What ever your thoughts are on Nicole Kidman (and believe me there are quite a range of opinions on the woman) one thing that cannot be denied is that she is an actress who will not just do anything for a paycheque. You can see it in her eyes and the way that she talks about her roles and her experiences that she has thought about each project she chooses on very carefully and has decided that it would be a good journey for her to embark on after all you dont blindly go into work with directors such as Lars Von Trier and Stanley Kubrick thinking that its all going to be plain sailing.
Often her choices have been very interesting indeed and once out of the shadow of Tom Cruise she has compiled a varied portfolio of an actress who is willing to try out any type of role in any type of setting. With her looks and her figure she could have made Hollywood very easy for herself but she has always embraced and enjoyed the challenge of testing herself in different situations. I have never had reason to complain before because the results on the whole have been very satisfying.
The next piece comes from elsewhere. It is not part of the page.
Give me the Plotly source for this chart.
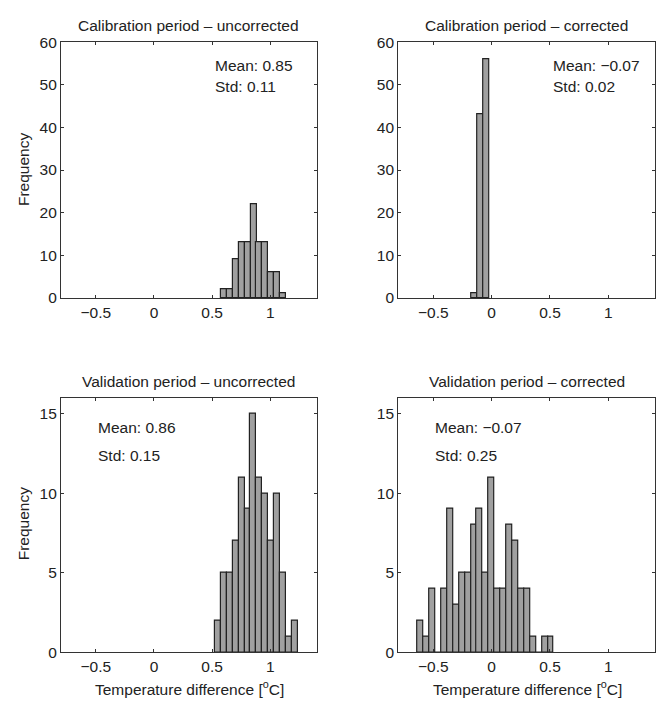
import plotly.graph_objects as go

W, H = 659, 707

# ---- data (bin centres and counts) ----
cal_unc_x = [0.603, 0.654, 0.705, 0.755, 0.806, 0.857, 0.907, 0.958, 1.009, 1.059, 1.110]
cal_unc_y = [2, 2, 9, 13, 13, 22, 13, 13, 6, 6, 1]

cal_cor_x = [-0.149, -0.098, -0.048]
cal_cor_y = [1, 43, 56]

val_unc_x = [0.551, 0.602, 0.653, 0.703, 0.754, 0.805, 0.855, 0.906, 0.957, 1.008,
             1.058, 1.109, 1.160, 1.210]
val_unc_y = [2, 5, 5, 7, 11, 9, 15, 11, 10, 7, 10, 5, 1, 2]

val_cor_x = [-0.609, -0.558, -0.507, -0.457, -0.406, -0.355, -0.305, -0.254, -0.203,
             -0.152, -0.102, -0.051, 0.000, 0.051, 0.101, 0.152, 0.203, 0.254, 0.304,
             0.355, 0.406, 0.456, 0.507]
val_cor_y = [2, 1, 4, 0, 4, 9, 3, 5, 5, 8, 9, 5, 11, 4, 4, 8, 7, 4, 4, 1, 0, 1, 1]

bin_width = 0.0507

titles = ["Calibration period – uncorrected", "Calibration period – corrected",
          "Validation period – uncorrected", "Validation period – corrected"]
means = ["Mean: 0.85", "Mean: −0.07", "Mean: 0.86", "Mean: −0.07"]
stds = ["Std: 0.11", "Std: 0.02", "Std: 0.15", "Std: 0.25"]

x_ticks = [-0.5, 0, 0.5, 1]
x_ticktext = ["−0.5", "0", "0.5", "1"]
y_ticks_top = [0, 10, 20, 30, 40, 50, 60]
y_ticks_bot = [0, 5, 10, 15]

# ---- layout geometry (pixels) ----
px_x = [(61, 316.7), (398.3, 655), (61, 316.7), (398.3, 655)]
px_y = [(34, 296), (34, 296), (398.3, 659.3), (398.3, 659.3)]

FONT = "Liberation Sans, Arial, Helvetica, sans-serif"
FS = 15.5
FILL = "#a0a0a0"
EDGE = "#222222"
AX = "#333333"
TXT = "#222222"

fig = go.Figure()
datasets = [(cal_unc_x, cal_unc_y), (cal_cor_x, cal_cor_y),
            (val_unc_x, val_unc_y), (val_cor_x, val_cor_y)]
yranges = [[0, 60], [0, 60], [0, 16], [0, 16]]
yticks = [y_ticks_top, y_ticks_top, y_ticks_bot, y_ticks_bot]
text_pos = [(0.51, 54.6, 49.6), (0.51, 54.6, 49.6), (-0.5, 14.1, 12.4), (-0.5, 14.1, 12.4)]

annotations = []
for i, (xs, ys) in enumerate(datasets):
    n = i + 1
    xa = "x" if n == 1 else f"x{n}"
    ya = "y" if n == 1 else f"y{n}"
    fig.add_trace(go.Bar(x=xs, y=ys, width=bin_width, xaxis=xa, yaxis=ya,
                         marker=dict(color=FILL, line=dict(color=EDGE, width=1.2)),
                         showlegend=False, hoverinfo="x+y"))
    x0, x1 = px_x[i]
    y0, y1 = px_y[i]
    dom_x = [x0 / W, x1 / W]
    dom_y = [1 - y1 / H, 1 - y0 / H]
    xkey = "xaxis" if n == 1 else f"xaxis{n}"
    ykey = "yaxis" if n == 1 else f"yaxis{n}"
    fig.layout[xkey] = dict(domain=dom_x, anchor=ya, range=[-0.8, 1.4],
                            tickvals=x_ticks, ticktext=x_ticktext,
                            ticks="inside", ticklen=3, tickcolor=AX,
                            showline=True, linecolor=AX, linewidth=1.2, mirror="ticks",
                            showgrid=False, zeroline=False, fixedrange=True,
                            tickfont=dict(family=FONT, size=FS, color=TXT))
    fig.layout[ykey] = dict(domain=dom_y, anchor=xa, range=yranges[i],
                            tickvals=yticks[i],
                            ticks="inside", ticklen=3, tickcolor=AX,
                            showline=True, linecolor=AX, linewidth=1.2, mirror="ticks",
                            showgrid=False, zeroline=False, fixedrange=True,
                            tickfont=dict(family=FONT, size=FS, color=TXT))
    # panel title
    annotations.append(dict(text=titles[i], x=(dom_x[0] + dom_x[1]) / 2, y=1 - (y0 - 17) / H,
                            xref="paper", yref="paper", xanchor="center", yanchor="middle",
                            showarrow=False, font=dict(family=FONT, size=FS, color=TXT)))
    tx, my, sy = text_pos[i]
    annotations.append(dict(text=means[i], x=tx, y=my, xref=xa, yref=ya,
                            xanchor="left", yanchor="middle", showarrow=False,
                            font=dict(family=FONT, size=FS, color=TXT)))
    annotations.append(dict(text=stds[i], x=tx, y=sy, xref=xa, yref=ya,
                            xanchor="left", yanchor="middle", showarrow=False,
                            font=dict(family=FONT, size=FS, color=TXT)))

# axis labels
for yc in [165, 528]:
    annotations.append(dict(text="Frequency", x=23 / W, y=1 - yc / H, xref="paper", yref="paper",
                            textangle=-90, xanchor="center", yanchor="middle", showarrow=False,
                            font=dict(family=FONT, size=FS, color=TXT)))
for xc in [189, 527]:
    annotations.append(dict(text="Temperature difference [<sup>o</sup>C]", x=xc / W, y=1 - 696 / H,
                            xref="paper", yref="paper", xanchor="center", yanchor="middle",
                            showarrow=False, font=dict(family=FONT, size=FS, color=TXT)))

fig.update_layout(width=W, height=H, margin=dict(l=0, r=0, t=0, b=0),
                  paper_bgcolor="white", plot_bgcolor="white",
                  annotations=annotations, bargap=0, showlegend=False)

fig.write_html("out.html")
Although she has had some stellar roles in the nineties (she is chillingly brilliant as celebrity mad Suzanne Malone in To Die For) Hollywood didnt really start to take notice of her talents until 2001 when she was suddenly everywhere you looked or turned over a magazine page with her three distinctively unique roles in Moulin Rouge, The Others and Birthday Girl. In each of these performances she demonstrated the skills of an actress who could reinvent herself for each project, where you very much watching a different Nicole with every performance. This trend continued with her Oscar Winning role in The Hours and in Dogville. Although she wasnt given much to work with in Cold Mountain, she then hit what I considered to be a career peak in Birth. Although the film flopped and in truth wasnt executed all that well from a very intriguing initial idea, Nicoles performance in this film is absolutely mesmirising. Acting with every fibre of her being everything about her timing and her physical expressions felt chillingly authentic and represented the perfect example of an actor/actress obtaining every inch possible from their material. Throughout the film I sat in awe as I watched perhaps the greatest female screen performance I had seen since Juliette Binoche in Three Colours Blue. I was convinced at this stage that Nicole was going to come to occupy the Meryl Streep position of untouchable peer and academy respect.